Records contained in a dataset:

▬▬▬▬▬▬

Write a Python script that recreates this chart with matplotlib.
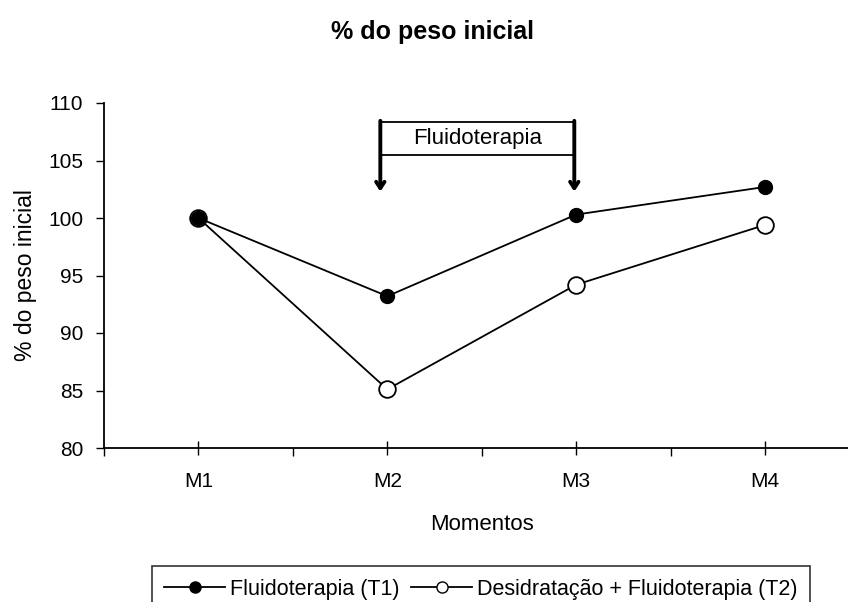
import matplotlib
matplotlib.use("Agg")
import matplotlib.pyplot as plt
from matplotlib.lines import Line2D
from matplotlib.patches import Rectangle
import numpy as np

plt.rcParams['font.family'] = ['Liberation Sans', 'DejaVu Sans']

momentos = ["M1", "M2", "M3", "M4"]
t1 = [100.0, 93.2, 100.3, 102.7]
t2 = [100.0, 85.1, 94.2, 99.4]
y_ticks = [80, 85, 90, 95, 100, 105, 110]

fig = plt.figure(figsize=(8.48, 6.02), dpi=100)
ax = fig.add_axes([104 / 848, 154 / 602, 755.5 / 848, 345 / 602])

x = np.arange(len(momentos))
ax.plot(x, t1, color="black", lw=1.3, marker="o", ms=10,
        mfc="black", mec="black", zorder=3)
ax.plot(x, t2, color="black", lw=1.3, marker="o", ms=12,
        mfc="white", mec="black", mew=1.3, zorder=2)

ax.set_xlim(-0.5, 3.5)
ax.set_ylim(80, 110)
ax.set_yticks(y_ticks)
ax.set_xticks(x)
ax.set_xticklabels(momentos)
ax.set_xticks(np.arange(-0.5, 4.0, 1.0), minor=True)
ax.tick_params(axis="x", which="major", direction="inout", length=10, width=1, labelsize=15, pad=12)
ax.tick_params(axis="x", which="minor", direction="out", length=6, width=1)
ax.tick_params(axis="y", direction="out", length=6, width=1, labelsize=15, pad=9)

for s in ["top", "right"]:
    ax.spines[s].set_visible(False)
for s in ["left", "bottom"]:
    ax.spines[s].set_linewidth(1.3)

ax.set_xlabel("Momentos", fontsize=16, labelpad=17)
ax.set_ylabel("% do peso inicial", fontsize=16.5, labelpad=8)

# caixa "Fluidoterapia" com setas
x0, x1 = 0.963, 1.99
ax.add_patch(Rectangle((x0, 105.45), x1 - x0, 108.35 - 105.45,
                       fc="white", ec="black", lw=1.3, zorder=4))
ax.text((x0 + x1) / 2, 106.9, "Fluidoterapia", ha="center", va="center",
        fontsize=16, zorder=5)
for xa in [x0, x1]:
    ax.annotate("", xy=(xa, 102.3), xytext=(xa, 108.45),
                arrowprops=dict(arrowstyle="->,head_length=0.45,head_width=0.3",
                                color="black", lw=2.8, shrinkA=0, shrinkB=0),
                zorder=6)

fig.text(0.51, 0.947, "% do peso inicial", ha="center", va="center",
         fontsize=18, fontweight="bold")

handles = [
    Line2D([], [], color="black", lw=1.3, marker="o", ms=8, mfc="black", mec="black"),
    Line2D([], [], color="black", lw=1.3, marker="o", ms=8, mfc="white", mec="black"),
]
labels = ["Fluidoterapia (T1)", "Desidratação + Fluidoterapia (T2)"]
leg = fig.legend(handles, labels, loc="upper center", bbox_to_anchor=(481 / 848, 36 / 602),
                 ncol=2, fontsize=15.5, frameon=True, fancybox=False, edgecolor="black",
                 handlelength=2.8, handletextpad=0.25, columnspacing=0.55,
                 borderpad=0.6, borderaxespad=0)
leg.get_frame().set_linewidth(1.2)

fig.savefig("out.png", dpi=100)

▬▬▬▬▬▬

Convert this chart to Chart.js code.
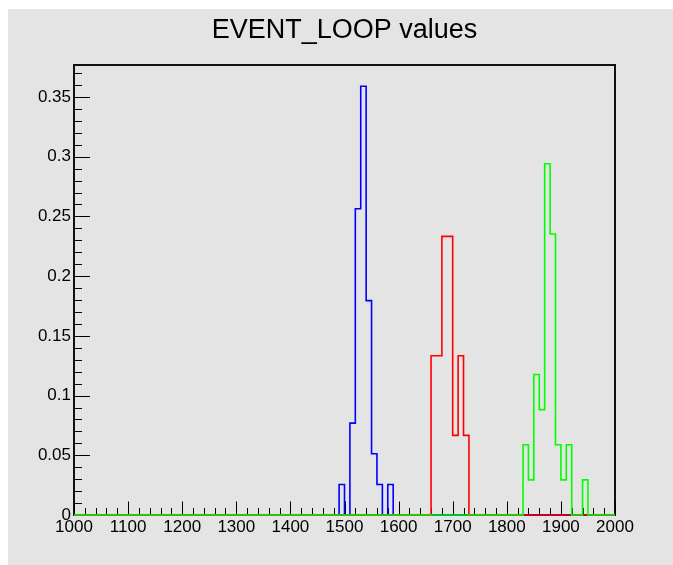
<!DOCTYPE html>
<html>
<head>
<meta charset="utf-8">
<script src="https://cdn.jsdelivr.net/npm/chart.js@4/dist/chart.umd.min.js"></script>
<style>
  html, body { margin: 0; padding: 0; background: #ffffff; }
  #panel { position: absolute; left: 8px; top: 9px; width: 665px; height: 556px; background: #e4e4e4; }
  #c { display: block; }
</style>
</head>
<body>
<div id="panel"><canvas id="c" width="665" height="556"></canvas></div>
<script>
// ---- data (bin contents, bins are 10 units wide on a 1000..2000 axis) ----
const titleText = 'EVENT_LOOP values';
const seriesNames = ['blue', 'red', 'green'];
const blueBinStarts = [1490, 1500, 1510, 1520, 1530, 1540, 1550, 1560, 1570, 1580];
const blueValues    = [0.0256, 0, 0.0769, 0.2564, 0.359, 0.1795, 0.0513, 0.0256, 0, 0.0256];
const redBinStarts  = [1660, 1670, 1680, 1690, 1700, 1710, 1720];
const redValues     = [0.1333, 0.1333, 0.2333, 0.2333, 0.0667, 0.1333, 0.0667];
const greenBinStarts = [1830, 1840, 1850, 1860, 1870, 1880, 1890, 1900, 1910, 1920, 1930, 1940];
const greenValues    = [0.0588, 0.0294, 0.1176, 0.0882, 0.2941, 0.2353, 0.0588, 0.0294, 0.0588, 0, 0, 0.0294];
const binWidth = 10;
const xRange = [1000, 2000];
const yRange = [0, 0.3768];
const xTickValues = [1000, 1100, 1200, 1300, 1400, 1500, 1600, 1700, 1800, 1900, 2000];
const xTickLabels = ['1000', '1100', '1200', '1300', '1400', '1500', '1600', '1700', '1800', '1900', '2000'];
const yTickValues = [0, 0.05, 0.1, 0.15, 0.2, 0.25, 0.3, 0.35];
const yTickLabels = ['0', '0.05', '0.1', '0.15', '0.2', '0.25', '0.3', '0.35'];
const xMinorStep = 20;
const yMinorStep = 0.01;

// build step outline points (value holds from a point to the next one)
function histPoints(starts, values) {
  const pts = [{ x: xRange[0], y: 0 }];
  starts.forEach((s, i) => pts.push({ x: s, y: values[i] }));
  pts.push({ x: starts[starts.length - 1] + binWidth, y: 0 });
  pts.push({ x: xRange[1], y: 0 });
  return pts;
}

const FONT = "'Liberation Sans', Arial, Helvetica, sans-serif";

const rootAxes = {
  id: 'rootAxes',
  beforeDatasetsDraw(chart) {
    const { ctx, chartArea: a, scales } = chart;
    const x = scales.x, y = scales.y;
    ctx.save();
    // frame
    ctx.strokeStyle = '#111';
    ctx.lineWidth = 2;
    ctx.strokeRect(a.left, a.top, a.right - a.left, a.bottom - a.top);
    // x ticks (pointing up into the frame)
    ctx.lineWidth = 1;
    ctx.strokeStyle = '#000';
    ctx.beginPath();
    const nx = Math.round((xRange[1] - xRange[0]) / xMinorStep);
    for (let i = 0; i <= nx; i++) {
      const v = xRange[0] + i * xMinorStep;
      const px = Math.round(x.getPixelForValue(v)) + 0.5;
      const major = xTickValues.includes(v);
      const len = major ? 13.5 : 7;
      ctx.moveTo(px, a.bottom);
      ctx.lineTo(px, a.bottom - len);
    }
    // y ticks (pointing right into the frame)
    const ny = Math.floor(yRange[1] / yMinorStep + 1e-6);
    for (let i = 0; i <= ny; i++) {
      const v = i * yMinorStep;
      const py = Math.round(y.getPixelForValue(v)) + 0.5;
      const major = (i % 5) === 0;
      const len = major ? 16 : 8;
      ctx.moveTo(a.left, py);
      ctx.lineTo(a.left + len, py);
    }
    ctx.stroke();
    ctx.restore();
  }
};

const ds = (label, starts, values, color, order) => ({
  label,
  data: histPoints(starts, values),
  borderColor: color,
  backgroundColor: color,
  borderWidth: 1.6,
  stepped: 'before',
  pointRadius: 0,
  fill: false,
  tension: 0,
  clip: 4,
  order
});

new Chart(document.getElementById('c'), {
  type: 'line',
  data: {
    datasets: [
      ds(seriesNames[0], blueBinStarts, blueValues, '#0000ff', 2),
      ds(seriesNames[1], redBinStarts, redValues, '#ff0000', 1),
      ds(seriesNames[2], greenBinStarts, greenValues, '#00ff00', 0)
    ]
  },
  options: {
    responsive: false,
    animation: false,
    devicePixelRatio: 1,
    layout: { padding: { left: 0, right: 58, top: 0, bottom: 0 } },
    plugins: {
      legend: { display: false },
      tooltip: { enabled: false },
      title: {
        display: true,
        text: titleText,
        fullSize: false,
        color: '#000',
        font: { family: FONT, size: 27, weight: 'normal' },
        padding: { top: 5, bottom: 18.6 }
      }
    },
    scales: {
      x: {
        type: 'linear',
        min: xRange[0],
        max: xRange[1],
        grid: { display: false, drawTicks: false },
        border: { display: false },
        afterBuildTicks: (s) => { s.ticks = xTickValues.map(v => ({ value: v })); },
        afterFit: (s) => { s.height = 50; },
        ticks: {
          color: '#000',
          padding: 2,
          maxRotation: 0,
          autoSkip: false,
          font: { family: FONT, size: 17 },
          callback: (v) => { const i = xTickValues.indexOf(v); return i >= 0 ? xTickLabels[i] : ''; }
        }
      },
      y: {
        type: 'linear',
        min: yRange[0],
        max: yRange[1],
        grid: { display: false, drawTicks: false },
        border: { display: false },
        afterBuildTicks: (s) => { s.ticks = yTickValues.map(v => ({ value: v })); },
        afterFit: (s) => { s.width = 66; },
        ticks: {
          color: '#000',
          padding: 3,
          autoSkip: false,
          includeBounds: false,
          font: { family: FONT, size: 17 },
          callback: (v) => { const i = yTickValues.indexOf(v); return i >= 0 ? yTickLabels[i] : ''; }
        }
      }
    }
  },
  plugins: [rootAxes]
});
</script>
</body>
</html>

▬▬▬▬▬▬

WHAT YOU NEED TO DO: Count every line of the records that holds the string "this". Write only the total.

EXERCISE RESULT: 2